10. "À Luz da Razão" por Fran Muniz




10
“À Luz da Razão”

por   Fran Muniz

Pap. Venus – Henrique Velho & C. – Rua Larga, 13 - Rio
1924


A CONFISSÃO



            Estudemos agora o preceito da Confissão. Mas, como é de boa escolástica que uma definição preceda sempre a matéria em estudo, dessa parte nos desobrigamos, com pobreza de imaginação embora, definindo a confissão com compará-la a uma mina aurífera (hoje já quase esgotada) que abarrotou de riquezas as arcas da Igreja Católica.

            Dir-se-á, talvez, que nada se paga pela confissão, o que, aliás, não é caro se, como afirma a igreja, ela é o veículo da salvação: no entanto, a demonstração que vai seguir provará o contrario e, mais uma vez se confirma o proverbio: “As aparências iludem.”

            A Confissão foi instituída muito depois da era de Cristo, em concílios organizados pelos maiores talentos da época. As sutilezas que revestem tal dogma denunciam, evidentemente, a refinada astúcia de seus organizadores. Em se declarar que “denunciam evidentemente” vai muita força de expressão, pois é certo que a humanidade, na sua grande maioria, deixou-se ficar até hoje intrujada pelo disfarce, sem poder penetrar-lhe o sentido oculto.

            A igreja adaptou mais esse preceito, porque João Batista disse:

            “Confessai vossas culpas uns aos outros e orai uns pelos outros para que sejais salvos.”

            Convém notar que o batismo de João era precedido da confissão em público e em altas vozes para que fosse provocado o sentimento de humildade. Isso tinha por mira evitar que os homens cometessem outras faltas a fim de não serem forçados a confessa-las em público, o que acarretaria o opróbrio e a reprovação ao culpado. Por isso o Precursor ensinou que “se confessassem uns aos outros”.

            Daí para que se confessassem somente aos padres existe uma diferença colossal como a que há entre um papa e um cristão.

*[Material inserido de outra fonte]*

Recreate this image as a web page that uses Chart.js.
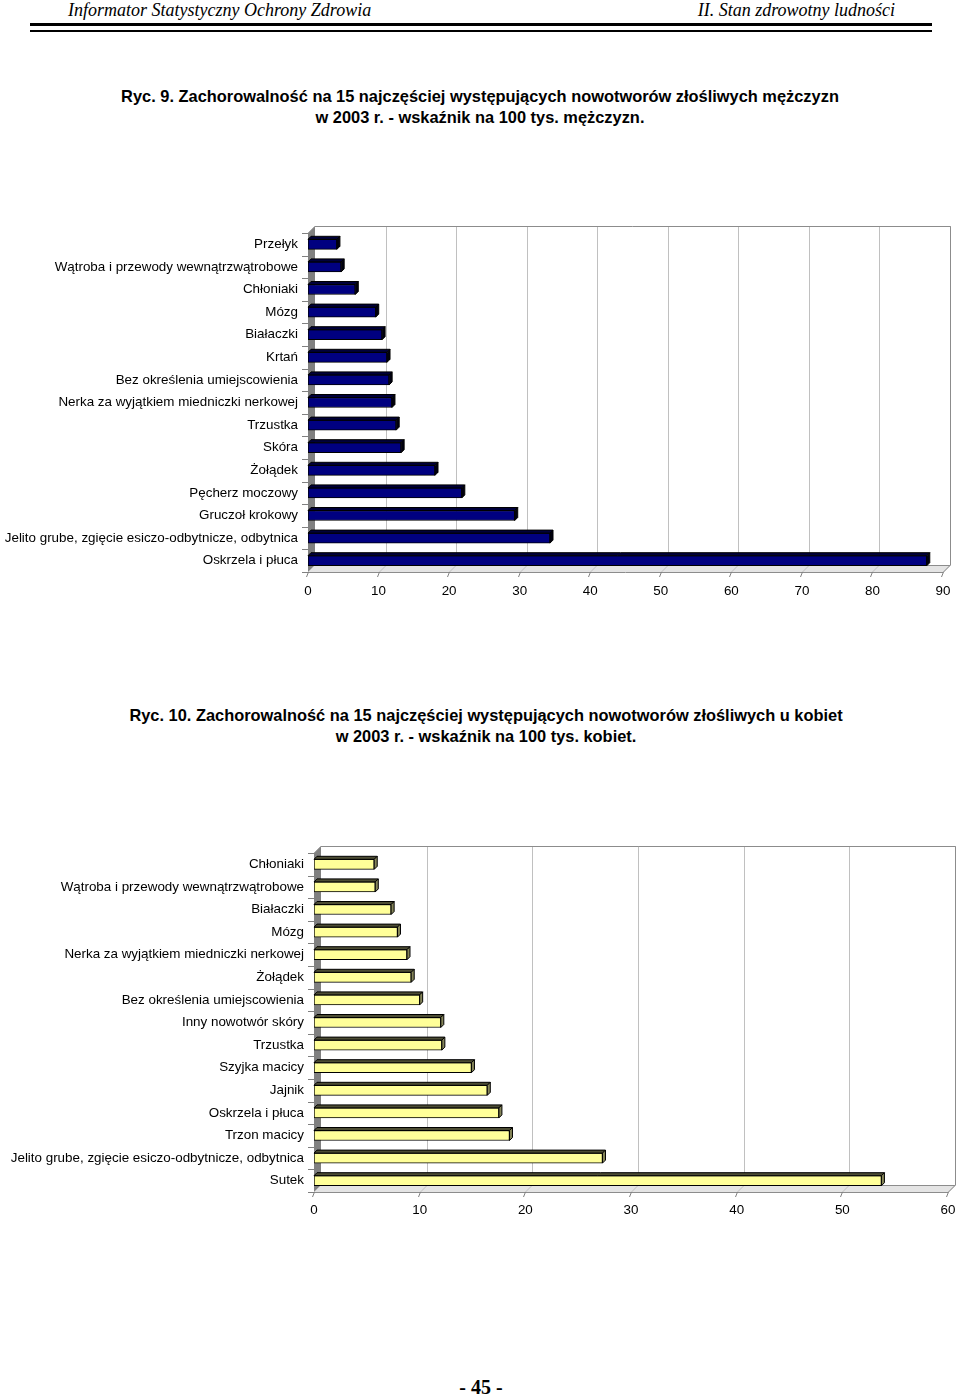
<!DOCTYPE html>
<html>
<head>
<meta charset="utf-8">
<script src="https://cdn.jsdelivr.net/npm/chart.js@4.4.0/dist/chart.umd.min.js"></script>
<style>
body { margin:0; background:#fff; width:960px; height:1396px; position:relative; overflow:hidden; font-family:"Liberation Sans", Arial, sans-serif; color:#000; }
.hdr { position:absolute; top:0; font-family:"Liberation Serif","Times New Roman",serif; font-style:italic; font-size:18px; line-height:20px; white-space:nowrap; }
.rule { position:absolute; left:30px; width:902px; background:#000; }
.title { position:absolute; width:960px; text-align:center; font-weight:bold; font-size:16.4px; line-height:21px; }
.box { position:absolute; left:0; width:960px; height:410px; }
.foot { position:absolute; top:1376px; left:0; width:962px; text-align:center; font-family:"Liberation Serif","Times New Roman",serif; font-weight:bold; font-size:20px; line-height:22px; }
</style>
</head>
<body>
<div class="hdr" style="left:68px">Informator Statystyczny Ochrony Zdrowia</div>
<div class="hdr" style="right:65px">II. Stan zdrowotny ludności</div>
<div class="rule" style="top:23px;height:3px"></div>
<div class="rule" style="top:30px;height:2px"></div>

<div class="title" style="left:0;top:86px">Ryc. 9. Zachorowalność na 15 najczęściej występujących nowotworów złośliwych mężczyzn<br>w 2003 r. - wskaźnik na 100 tys. mężczyzn.</div>
<div class="box" style="top:200px"><canvas id="menChart" width="960" height="410"></canvas></div>

<div class="title" style="left:6px;top:705px">Ryc. 10. Zachorowalność na 15 najczęściej występujących nowotworów złośliwych u kobiet<br>w 2003 r. - wskaźnik na 100 tys. kobiet.</div>
<div class="box" style="top:820px"><canvas id="womenChart" width="960" height="410"></canvas></div>

<div class="foot">- 45 -</div>

<script>
// dane - mężczyźni
var menLabels = ["Przełyk", "Wątroba i przewody wewnątrzwątrobowe", "Chłoniaki", "Mózg", "Białaczki", "Krtań",
  "Bez określenia umiejscowienia", "Nerka za wyjątkiem miedniczki nerkowej", "Trzustka", "Skóra", "Żołądek",
  "Pęcherz moczowy", "Gruczoł krokowy", "Jelito grube, zgięcie esiczo-odbytnicze, odbytnica", "Oskrzela i płuca"];
var menValues = [4.1, 4.7, 6.7, 9.6, 10.5, 11.2, 11.5, 11.9, 12.5, 13.2, 18.0, 21.8, 29.3, 34.3, 87.7];
var menTicks = [0, 10, 20, 30, 40, 50, 60, 70, 80, 90];

// dane - kobiety
var womenLabels = ["Chłoniaki", "Wątroba i przewody wewnątrzwątrobowe", "Białaczki", "Mózg",
  "Nerka za wyjątkiem miedniczki nerkowej", "Żołądek", "Bez określenia umiejscowienia", "Inny nowotwór skóry",
  "Trzustka", "Szyjka macicy", "Jajnik", "Oskrzela i płuca", "Trzon macicy",
  "Jelito grube, zgięcie esiczo-odbytnicze, odbytnica", "Sutek"];
var womenValues = [5.7, 5.8, 7.3, 7.9, 8.8, 9.2, 10.0, 12.0, 12.1, 14.9, 16.4, 17.5, 18.5, 27.3, 53.7];
var womenTicks = [0, 10, 20, 30, 40, 50, 60];

function poly(ctx, pts) {
  ctx.beginPath();
  ctx.moveTo(pts[0][0], pts[0][1]);
  for (var i = 1; i < pts.length; i++) ctx.lineTo(pts[i][0], pts[i][1]);
  ctx.closePath();
}

// ramka 3D (sciany, podloga, siatka) + boki slupkow
var frame3d = {
  id: 'frame3d',
  beforeDatasetsDraw: function(chart, args, o) {
    var ctx = chart.ctx, a = chart.chartArea, x = chart.scales.x, d = o.depth;
    var L = a.left, R = a.right, T = a.top, B = a.bottom;
    ctx.save();
    ctx.lineWidth = 1;
    // podloga
    ctx.fillStyle = '#e4e4e4';
    poly(ctx, [[L, B], [R, B], [R + d, B - d], [L + d, B - d]]);
    ctx.fill();
    // siatka na tylnej scianie
    ctx.strokeStyle = '#c0c0c0';
    x.ticks.forEach(function(t) {
      if (t.value === x.min) return;
      var px = Math.round(x.getPixelForValue(t.value)) + 0.5;
      ctx.beginPath();
      ctx.moveTo(px + d, T - d);
      ctx.lineTo(px + d, B - d);
      ctx.lineTo(px, B);
      ctx.stroke();
    });
    // lewa sciana
    ctx.fillStyle = '#808080';
    poly(ctx, [[L, B], [L, T], [L + d, T - d], [L + d, B - d]]);
    ctx.fill();
    // obrys
    ctx.strokeStyle = '#8c8c8c';
    ctx.beginPath();
    ctx.moveTo(L, T + 0.5); ctx.lineTo(L + d, T - d + 0.5);
    ctx.lineTo(R + d + 0.5, T - d + 0.5); ctx.lineTo(R + d + 0.5, B - d);
    ctx.lineTo(R, B + 0.5); ctx.lineTo(L, B + 0.5);
    ctx.moveTo(L + d, B - d + 0.5); ctx.lineTo(R + d, B - d + 0.5);
    ctx.stroke();
    // znaczniki osi
    ctx.strokeStyle = '#808080';
    var n = chart.data.labels.length;
    for (var i = 0; i <= n; i++) {
      var py = Math.round(T + i * (B - T) / n) + 0.5;
      ctx.beginPath(); ctx.moveTo(L - 6, py); ctx.lineTo(L, py); ctx.stroke();
    }
    x.ticks.forEach(function(t) {
      var px = Math.round(x.getPixelForValue(t.value)) + 0.5;
      ctx.beginPath(); ctx.moveTo(px, B); ctx.lineTo(px - 2, B + 5); ctx.stroke();
    });
    ctx.restore();
  },
  afterDatasetsDraw: function(chart, args, o) {
    var ctx = chart.ctx, c = o.cap;
    ctx.save();
    ctx.lineWidth = 1;
    ctx.strokeStyle = '#000';
    chart.getDatasetMeta(0).data.forEach(function(bar) {
      var p = bar.getProps(['x', 'y', 'base', 'height'], true);
      var top = p.y - p.height / 2, bot = p.y + p.height / 2;
      ctx.fillStyle = o.topColor;
      poly(ctx, [[p.base, top], [p.x, top], [p.x + c, top - c], [p.base + c, top - c]]);
      ctx.fill(); ctx.stroke();
      ctx.fillStyle = o.sideColor;
      poly(ctx, [[p.x, top], [p.x, bot], [p.x + c, bot - c], [p.x + c, top - c]]);
      ctx.fill(); ctx.stroke();
    });
    ctx.restore();
  }
};

function makeChart(id, labels, values, ticks, colors, axisWidth, padRight, tickPad) {
  return new Chart(document.getElementById(id), {
    type: 'bar',
    data: {
      labels: labels,
      datasets: [{
        data: values,
        backgroundColor: colors[0],
        borderColor: '#000',
        borderWidth: 1,
        borderSkipped: false,
        barThickness: 10
      }]
    },
    options: {
      indexAxis: 'y',
      responsive: false,
      animation: false,
      layout: { padding: { top: 33, right: padRight, left: 0, bottom: 0 } },
      plugins: {
        legend: { display: false },
        tooltip: { enabled: false },
        frame3d: { depth: 7, cap: 3, topColor: colors[1], sideColor: colors[2] }
      },
      scales: {
        x: {
          min: ticks[0], max: ticks[ticks.length - 1],
          ticks: { stepSize: ticks[1] - ticks[0], color: '#000', font: { family: 'Liberation Sans', size: 13.4 }, padding: tickPad },
          grid: { display: false, drawTicks: false },
          border: { display: false },
          afterFit: function(s) { s.height = 38; s.paddingLeft = 0; s.paddingRight = 0; }
        },
        y: {
          ticks: { color: '#000', font: { family: 'Liberation Sans', size: 13.4 }, padding: 10, autoSkip: false },
          grid: { display: false, drawTicks: false },
          border: { display: false },
          afterFit: function(s) { s.width = axisWidth; s.paddingTop = 0; s.paddingBottom = 0; }
        }
      }
    },
    plugins: [frame3d]
  });
}

makeChart('menChart', menLabels, menValues, menTicks, ['#000080', '#00003a', '#000010'], 308, 17, 11);
makeChart('womenChart', womenLabels, womenValues, womenTicks, ['#ffff99', '#4c4c33', '#858559'], 314, 12, 10);
</script>
</body>
</html>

            Não obstante, a igreja resolveu tomar a si a exclusiva autoridade de Confessar e viu-se seriamente embaraçada para se arrogar tal direito. “Mas, com o concurso dos intérpretes e santos padres, foi traduzido que “uns aos outros” foi dito para suavizar a prática do preceito da confissão. Assim entendeu um dos mais abalizados expositores lembrando que o padre  também é um homem como os outros (o grifo é nosso) se bem que pelo caráter sacerdotal está acima do leigo e, portanto, só ao padre se deve a gente confessar, pois ele tem o poder de perdoar" (1)

            (1) Goffiné - Man. do Cristão, pago 499.

            Como se vê, a coisa pegou e, assim, a igreja substituindo o sentido de mais uma lição evangélica, a seu bel-prazer e em beneficio próprio, estabeleceu também um regulamento para os confessandos, de cujos deveres, damos aqui somente a parte mais interessante:

            “Marido e mulher: São obrigados a confessar ao padre se tem faltado à fidelidade e amor conjugal e mais deveres que se obrigam pelo sacramento do Matrimônio. Se vivem separados e qual a causa. Se tiveram ciúmes e formaram juízo temerário um do outro, sem fundamento. Se se maltratam de palavras e conservam má vontade um ao outro. etc. etc.” (1)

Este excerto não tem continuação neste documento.